Haddad também disse que a regulamentação das apostas veio só seis meses depois, por meio da Lei 14.790/2023. “Aproveitamos um outro projeto de lei e, no final do ano passado, conseguimos incluir nele o texto da MP que havia caducado”, afirmou, fazendo uma ressalva.
“Inseriram no projeto de lei um dispositivo dizendo que a regulamentação só passaria a valer seis meses depois de publicado”, disse.
Regulamentação ativa
A regulamentação, agora em vigor, prevê o cadastramento de empresas para que elas sejam autorizadas a operar no Brasil.
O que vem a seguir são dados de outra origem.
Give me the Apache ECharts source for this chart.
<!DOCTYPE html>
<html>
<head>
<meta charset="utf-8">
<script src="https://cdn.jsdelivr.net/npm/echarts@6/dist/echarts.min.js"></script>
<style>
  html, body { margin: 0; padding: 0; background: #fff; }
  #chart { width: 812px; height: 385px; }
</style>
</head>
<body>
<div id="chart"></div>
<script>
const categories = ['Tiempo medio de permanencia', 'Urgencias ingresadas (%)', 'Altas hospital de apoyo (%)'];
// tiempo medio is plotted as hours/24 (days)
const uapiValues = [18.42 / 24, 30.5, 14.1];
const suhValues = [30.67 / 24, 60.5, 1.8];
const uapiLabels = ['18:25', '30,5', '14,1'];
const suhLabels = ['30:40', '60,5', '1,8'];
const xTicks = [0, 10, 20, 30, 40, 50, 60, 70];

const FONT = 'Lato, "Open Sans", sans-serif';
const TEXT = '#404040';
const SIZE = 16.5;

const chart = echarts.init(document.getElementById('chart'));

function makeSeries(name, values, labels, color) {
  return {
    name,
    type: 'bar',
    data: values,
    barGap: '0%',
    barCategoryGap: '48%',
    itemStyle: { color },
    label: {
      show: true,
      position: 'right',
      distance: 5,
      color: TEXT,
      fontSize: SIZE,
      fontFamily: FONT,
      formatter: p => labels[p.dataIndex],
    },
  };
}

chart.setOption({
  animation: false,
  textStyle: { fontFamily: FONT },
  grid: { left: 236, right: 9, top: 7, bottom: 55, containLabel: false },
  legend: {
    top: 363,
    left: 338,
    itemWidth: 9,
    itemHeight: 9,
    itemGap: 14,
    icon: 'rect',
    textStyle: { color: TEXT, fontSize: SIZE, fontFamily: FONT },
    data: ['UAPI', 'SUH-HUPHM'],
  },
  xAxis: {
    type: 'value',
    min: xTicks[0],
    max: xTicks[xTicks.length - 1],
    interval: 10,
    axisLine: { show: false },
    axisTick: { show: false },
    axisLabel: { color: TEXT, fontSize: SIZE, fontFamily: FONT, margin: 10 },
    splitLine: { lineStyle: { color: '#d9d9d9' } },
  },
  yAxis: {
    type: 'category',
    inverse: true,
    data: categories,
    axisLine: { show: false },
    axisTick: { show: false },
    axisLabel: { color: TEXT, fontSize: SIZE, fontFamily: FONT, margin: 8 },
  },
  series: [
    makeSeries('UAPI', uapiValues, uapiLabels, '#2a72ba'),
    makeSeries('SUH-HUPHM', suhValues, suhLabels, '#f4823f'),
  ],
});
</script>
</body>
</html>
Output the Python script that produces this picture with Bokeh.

Para se cadastrar, as companhias precisam passar por um crivo do Ministério da Fazenda e pagar R$ 30 milhões por uma licença de cinco anos – algo que entraria como arrecadação para os cofres da União.
Empresas autorizadas a operar no Brasil precisam recolher em forma de impostos 12% de tudo o que recebem em apostas ao governo. Já os apostadores contemplados vão ter de pagar 15% de imposto de renda sobre seus prêmios.
Além da questão tributária, a regulamentação das bets prevê restrições de publicidade e obrigatoriedade para desestímulo às apostas. Menores de idade, inadimplentes e quem pode influenciar nos resultados dos jogos estarão proibidos de jogar.
“O presidente já pediu providências de todos os ministérios envolvidos: Fazenda, Saúde, Desenvolvimento Social, Esporte. Tudo para coibir a lavagem de dinheiro, o endividamento, o banimento das empresas não credenciadas do espaço brasileiro. Chegou a hora de colocar ordem nisso e proteger a família brasileira”, acrescentou Haddad.
Neste mês, o governo publicou uma portaria prevendo a suspensão do funcionamento dos sites desse tipo de jogo que não estiverem devidamente regularizados no país a partir do dia 11 de outubro. Empresas de jogos que operarem no Brasil sem autorização podem receber multas de até R$ 2 bilhões.